╔══
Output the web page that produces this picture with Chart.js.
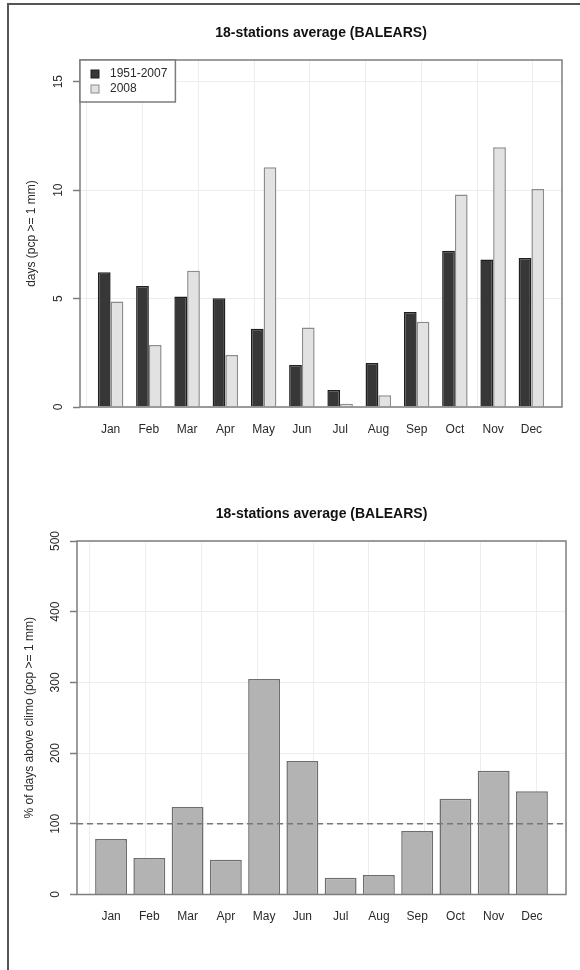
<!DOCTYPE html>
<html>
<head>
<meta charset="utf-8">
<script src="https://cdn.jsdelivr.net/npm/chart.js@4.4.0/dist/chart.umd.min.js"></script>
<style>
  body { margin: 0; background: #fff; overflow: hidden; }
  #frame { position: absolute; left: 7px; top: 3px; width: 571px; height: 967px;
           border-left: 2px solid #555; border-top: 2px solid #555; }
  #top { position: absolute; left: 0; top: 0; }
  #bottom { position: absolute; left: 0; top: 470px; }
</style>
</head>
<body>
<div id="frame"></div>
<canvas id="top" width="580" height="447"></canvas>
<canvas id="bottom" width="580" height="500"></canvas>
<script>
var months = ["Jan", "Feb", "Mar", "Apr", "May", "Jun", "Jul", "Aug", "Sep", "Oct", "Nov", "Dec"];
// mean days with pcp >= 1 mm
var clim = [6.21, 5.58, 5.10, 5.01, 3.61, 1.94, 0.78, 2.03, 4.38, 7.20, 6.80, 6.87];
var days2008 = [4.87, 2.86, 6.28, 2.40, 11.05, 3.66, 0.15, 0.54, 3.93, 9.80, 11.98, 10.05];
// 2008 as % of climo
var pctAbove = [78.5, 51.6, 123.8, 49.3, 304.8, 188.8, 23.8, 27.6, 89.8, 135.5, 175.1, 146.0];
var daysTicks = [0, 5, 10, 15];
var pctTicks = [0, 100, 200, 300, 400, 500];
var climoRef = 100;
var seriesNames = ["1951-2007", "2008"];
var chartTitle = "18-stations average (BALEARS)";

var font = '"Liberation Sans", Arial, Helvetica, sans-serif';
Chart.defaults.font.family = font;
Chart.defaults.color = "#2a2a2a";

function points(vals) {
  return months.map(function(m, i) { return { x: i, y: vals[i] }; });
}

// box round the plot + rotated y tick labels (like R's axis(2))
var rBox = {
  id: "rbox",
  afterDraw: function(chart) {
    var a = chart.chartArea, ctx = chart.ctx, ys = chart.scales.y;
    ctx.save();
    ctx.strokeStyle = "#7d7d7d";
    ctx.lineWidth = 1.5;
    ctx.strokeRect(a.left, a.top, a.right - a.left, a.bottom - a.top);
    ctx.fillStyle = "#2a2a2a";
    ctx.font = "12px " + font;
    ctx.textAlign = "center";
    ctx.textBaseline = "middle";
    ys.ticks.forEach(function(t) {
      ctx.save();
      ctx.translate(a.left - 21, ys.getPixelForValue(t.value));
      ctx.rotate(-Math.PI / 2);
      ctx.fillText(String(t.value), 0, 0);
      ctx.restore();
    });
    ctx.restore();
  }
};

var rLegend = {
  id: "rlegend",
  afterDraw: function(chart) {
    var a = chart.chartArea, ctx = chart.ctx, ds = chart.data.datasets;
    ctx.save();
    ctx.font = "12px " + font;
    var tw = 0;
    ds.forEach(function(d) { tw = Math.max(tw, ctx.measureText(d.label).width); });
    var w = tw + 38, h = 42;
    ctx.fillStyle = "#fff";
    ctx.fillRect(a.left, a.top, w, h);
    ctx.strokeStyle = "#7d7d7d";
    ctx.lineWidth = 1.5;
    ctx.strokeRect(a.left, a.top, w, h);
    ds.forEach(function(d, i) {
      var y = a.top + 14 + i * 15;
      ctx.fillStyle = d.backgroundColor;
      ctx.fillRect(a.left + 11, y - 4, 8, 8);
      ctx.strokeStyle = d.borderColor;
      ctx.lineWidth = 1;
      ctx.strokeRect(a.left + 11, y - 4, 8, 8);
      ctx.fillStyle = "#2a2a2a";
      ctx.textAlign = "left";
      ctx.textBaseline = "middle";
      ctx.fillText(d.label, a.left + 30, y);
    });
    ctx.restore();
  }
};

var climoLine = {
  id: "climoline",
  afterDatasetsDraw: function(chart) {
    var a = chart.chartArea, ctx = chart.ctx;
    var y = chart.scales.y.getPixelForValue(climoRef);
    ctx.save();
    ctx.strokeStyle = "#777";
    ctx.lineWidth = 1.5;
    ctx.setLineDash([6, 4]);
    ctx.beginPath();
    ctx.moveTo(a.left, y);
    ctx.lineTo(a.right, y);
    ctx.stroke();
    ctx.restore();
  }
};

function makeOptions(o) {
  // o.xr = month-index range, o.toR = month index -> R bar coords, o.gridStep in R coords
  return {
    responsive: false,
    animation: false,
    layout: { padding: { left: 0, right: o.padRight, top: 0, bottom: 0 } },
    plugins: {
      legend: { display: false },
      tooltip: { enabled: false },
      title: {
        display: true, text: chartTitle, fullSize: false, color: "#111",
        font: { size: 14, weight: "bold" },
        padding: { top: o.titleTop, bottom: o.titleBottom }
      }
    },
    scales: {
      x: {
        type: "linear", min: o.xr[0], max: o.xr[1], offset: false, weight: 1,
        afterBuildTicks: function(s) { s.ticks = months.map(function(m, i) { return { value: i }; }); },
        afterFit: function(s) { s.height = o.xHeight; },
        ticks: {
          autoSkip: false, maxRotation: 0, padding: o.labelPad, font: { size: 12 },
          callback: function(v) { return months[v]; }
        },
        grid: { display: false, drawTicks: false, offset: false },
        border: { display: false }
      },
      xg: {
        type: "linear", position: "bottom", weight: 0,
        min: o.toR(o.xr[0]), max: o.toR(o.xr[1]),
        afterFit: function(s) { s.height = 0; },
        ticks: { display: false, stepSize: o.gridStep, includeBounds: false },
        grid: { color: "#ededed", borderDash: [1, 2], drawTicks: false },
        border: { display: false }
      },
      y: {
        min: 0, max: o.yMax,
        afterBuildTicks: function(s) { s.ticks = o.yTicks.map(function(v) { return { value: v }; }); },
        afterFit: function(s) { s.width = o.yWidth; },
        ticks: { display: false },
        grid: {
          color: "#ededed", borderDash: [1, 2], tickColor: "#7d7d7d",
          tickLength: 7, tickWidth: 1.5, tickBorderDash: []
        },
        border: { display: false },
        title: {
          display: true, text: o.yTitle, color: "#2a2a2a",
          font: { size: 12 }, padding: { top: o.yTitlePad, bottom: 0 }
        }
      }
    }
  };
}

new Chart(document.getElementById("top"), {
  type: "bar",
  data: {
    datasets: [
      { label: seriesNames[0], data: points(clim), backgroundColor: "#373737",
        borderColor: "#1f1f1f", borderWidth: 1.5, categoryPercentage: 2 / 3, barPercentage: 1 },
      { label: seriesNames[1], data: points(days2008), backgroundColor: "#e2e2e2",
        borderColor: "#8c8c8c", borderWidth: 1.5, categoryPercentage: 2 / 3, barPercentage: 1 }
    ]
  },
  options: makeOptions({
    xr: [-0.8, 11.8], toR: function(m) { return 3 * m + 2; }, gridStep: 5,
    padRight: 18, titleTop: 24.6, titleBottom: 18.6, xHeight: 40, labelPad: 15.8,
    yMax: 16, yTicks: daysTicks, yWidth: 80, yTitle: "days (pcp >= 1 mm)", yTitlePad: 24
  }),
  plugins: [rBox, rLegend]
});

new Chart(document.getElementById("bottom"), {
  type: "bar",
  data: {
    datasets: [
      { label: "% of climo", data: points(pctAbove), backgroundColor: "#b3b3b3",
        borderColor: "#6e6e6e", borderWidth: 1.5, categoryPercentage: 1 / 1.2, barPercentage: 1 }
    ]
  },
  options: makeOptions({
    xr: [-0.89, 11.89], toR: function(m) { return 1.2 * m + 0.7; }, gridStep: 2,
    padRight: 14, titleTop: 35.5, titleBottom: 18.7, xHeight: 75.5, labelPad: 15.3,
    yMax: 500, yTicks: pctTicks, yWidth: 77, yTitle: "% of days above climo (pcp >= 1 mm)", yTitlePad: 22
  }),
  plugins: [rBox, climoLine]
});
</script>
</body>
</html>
╚══
= What you will do =
Write out the full listing verbatim, excluding its pictures.

= Result =
Output the web page that produces this picture with Chart.js.
<!DOCTYPE html>
<html>
<head>
<meta charset="utf-8">
<script src="https://cdn.jsdelivr.net/npm/chart.js@4.4.0/dist/chart.umd.min.js"></script>
<style>
  body { margin: 0; background: #fff; overflow: hidden; }
  #frame { position: absolute; left: 7px; top: 3px; width: 571px; height: 967px;
           border-left: 2px solid #555; border-top: 2px solid #555; }
  #top { position: absolute; left: 0; top: 0; }
  #bottom { position: absolute; left: 0; top: 470px; }
</style>
</head>
<body>
<div id="frame"></div>
<canvas id="top" width="580" height="447"></canvas>
<canvas id="bottom" width="580" height="500"></canvas>
<script>
var months = ["Jan", "Feb", "Mar", "Apr", "May", "Jun", "Jul", "Aug", "Sep", "Oct", "Nov", "Dec"];
// mean days with pcp >= 1 mm
var clim = [6.21, 5.58, 5.10, 5.01, 3.61, 1.94, 0.78, 2.03, 4.38, 7.20, 6.80, 6.87];
var days2008 = [4.87, 2.86, 6.28, 2.40, 11.05, 3.66, 0.15, 0.54, 3.93, 9.80, 11.98, 10.05];
// 2008 as % of climo
var pctAbove = [78.5, 51.6, 123.8, 49.3, 304.8, 188.8, 23.8, 27.6, 89.8, 135.5, 175.1, 146.0];
var daysTicks = [0, 5, 10, 15];
var pctTicks = [0, 100, 200, 300, 400, 500];
var climoRef = 100;
var seriesNames = ["1951-2007", "2008"];
var chartTitle = "18-stations average (BALEARS)";

var font = '"Liberation Sans", Arial, Helvetica, sans-serif';
Chart.defaults.font.family = font;
Chart.defaults.color = "#2a2a2a";

function points(vals) {
  return months.map(function(m, i) { return { x: i, y: vals[i] }; });
}

// box round the plot + rotated y tick labels (like R's axis(2))
var rBox = {
  id: "rbox",
  afterDraw: function(chart) {
    var a = chart.chartArea, ctx = chart.ctx, ys = chart.scales.y;
    ctx.save();
    ctx.strokeStyle = "#7d7d7d";
    ctx.lineWidth = 1.5;
    ctx.strokeRect(a.left, a.top, a.right - a.left, a.bottom - a.top);
    ctx.fillStyle = "#2a2a2a";
    ctx.font = "12px " + font;
    ctx.textAlign = "center";
    ctx.textBaseline = "middle";
    ys.ticks.forEach(function(t) {
      ctx.save();
      ctx.translate(a.left - 21, ys.getPixelForValue(t.value));
      ctx.rotate(-Math.PI / 2);
      ctx.fillText(String(t.value), 0, 0);
      ctx.restore();
    });
    ctx.restore();
  }
};

var rLegend = {
  id: "rlegend",
  afterDraw: function(chart) {
    var a = chart.chartArea, ctx = chart.ctx, ds = chart.data.datasets;
    ctx.save();
    ctx.font = "12px " + font;
    var tw = 0;
    ds.forEach(function(d) { tw = Math.max(tw, ctx.measureText(d.label).width); });
    var w = tw + 38, h = 42;
    ctx.fillStyle = "#fff";
    ctx.fillRect(a.left, a.top, w, h);
    ctx.strokeStyle = "#7d7d7d";
    ctx.lineWidth = 1.5;
    ctx.strokeRect(a.left, a.top, w, h);
    ds.forEach(function(d, i) {
      var y = a.top + 14 + i * 15;
      ctx.fillStyle = d.backgroundColor;
      ctx.fillRect(a.left + 11, y - 4, 8, 8);
      ctx.strokeStyle = d.borderColor;
      ctx.lineWidth = 1;
      ctx.strokeRect(a.left + 11, y - 4, 8, 8);
      ctx.fillStyle = "#2a2a2a";
      ctx.textAlign = "left";
      ctx.textBaseline = "middle";
      ctx.fillText(d.label, a.left + 30, y);
    });
    ctx.restore();
  }
};

var climoLine = {
  id: "climoline",
  afterDatasetsDraw: function(chart) {
    var a = chart.chartArea, ctx = chart.ctx;
    var y = chart.scales.y.getPixelForValue(climoRef);
    ctx.save();
    ctx.strokeStyle = "#777";
    ctx.lineWidth = 1.5;
    ctx.setLineDash([6, 4]);
    ctx.beginPath();
    ctx.moveTo(a.left, y);
    ctx.lineTo(a.right, y);
    ctx.stroke();
    ctx.restore();
  }
};

function makeOptions(o) {
  // o.xr = month-index range, o.toR = month index -> R bar coords, o.gridStep in R coords
  return {
    responsive: false,
    animation: false,
    layout: { padding: { left: 0, right: o.padRight, top: 0, bottom: 0 } },
    plugins: {
      legend: { display: false },
      tooltip: { enabled: false },
      title: {
        display: true, text: chartTitle, fullSize: false, color: "#111",
        font: { size: 14, weight: "bold" },
        padding: { top: o.titleTop, bottom: o.titleBottom }
      }
    },
    scales: {
      x: {
        type: "linear", min: o.xr[0], max: o.xr[1], offset: false, weight: 1,
        afterBuildTicks: function(s) { s.ticks = months.map(function(m, i) { return { value: i }; }); },
        afterFit: function(s) { s.height = o.xHeight; },
        ticks: {
          autoSkip: false, maxRotation: 0, padding: o.labelPad, font: { size: 12 },
          callback: function(v) { return months[v]; }
        },
        grid: { display: false, drawTicks: false, offset: false },
        border: { display: false }
      },
      xg: {
        type: "linear", position: "bottom", weight: 0,
        min: o.toR(o.xr[0]), max: o.toR(o.xr[1]),
        afterFit: function(s) { s.height = 0; },
        ticks: { display: false, stepSize: o.gridStep, includeBounds: false },
        grid: { color: "#ededed", borderDash: [1, 2], drawTicks: false },
        border: { display: false }
      },
      y: {
        min: 0, max: o.yMax,
        afterBuildTicks: function(s) { s.ticks = o.yTicks.map(function(v) { return { value: v }; }); },
        afterFit: function(s) { s.width = o.yWidth; },
        ticks: { display: false },
        grid: {
          color: "#ededed", borderDash: [1, 2], tickColor: "#7d7d7d",
          tickLength: 7, tickWidth: 1.5, tickBorderDash: []
        },
        border: { display: false },
        title: {
          display: true, text: o.yTitle, color: "#2a2a2a",
          font: { size: 12 }, padding: { top: o.yTitlePad, bottom: 0 }
        }
      }
    }
  };
}

new Chart(document.getElementById("top"), {
  type: "bar",
  data: {
    datasets: [
      { label: seriesNames[0], data: points(clim), backgroundColor: "#373737",
        borderColor: "#1f1f1f", borderWidth: 1.5, categoryPercentage: 2 / 3, barPercentage: 1 },
      { label: seriesNames[1], data: points(days2008), backgroundColor: "#e2e2e2",
        borderColor: "#8c8c8c", borderWidth: 1.5, categoryPercentage: 2 / 3, barPercentage: 1 }
    ]
  },
  options: makeOptions({
    xr: [-0.8, 11.8], toR: function(m) { return 3 * m + 2; }, gridStep: 5,
    padRight: 18, titleTop: 24.6, titleBottom: 18.6, xHeight: 40, labelPad: 15.8,
    yMax: 16, yTicks: daysTicks, yWidth: 80, yTitle: "days (pcp >= 1 mm)", yTitlePad: 24
  }),
  plugins: [rBox, rLegend]
});

new Chart(document.getElementById("bottom"), {
  type: "bar",
  data: {
    datasets: [
      { label: "% of climo", data: points(pctAbove), backgroundColor: "#b3b3b3",
        borderColor: "#6e6e6e", borderWidth: 1.5, categoryPercentage: 1 / 1.2, barPercentage: 1 }
    ]
  },
  options: makeOptions({
    xr: [-0.89, 11.89], toR: function(m) { return 1.2 * m + 0.7; }, gridStep: 2,
    padRight: 14, titleTop: 35.5, titleBottom: 18.7, xHeight: 75.5, labelPad: 15.3,
    yMax: 500, yTicks: pctTicks, yWidth: 77, yTitle: "% of days above climo (pcp >= 1 mm)", yTitlePad: 22
  }),
  plugins: [rBox, climoLine]
});
</script>
</body>
</html>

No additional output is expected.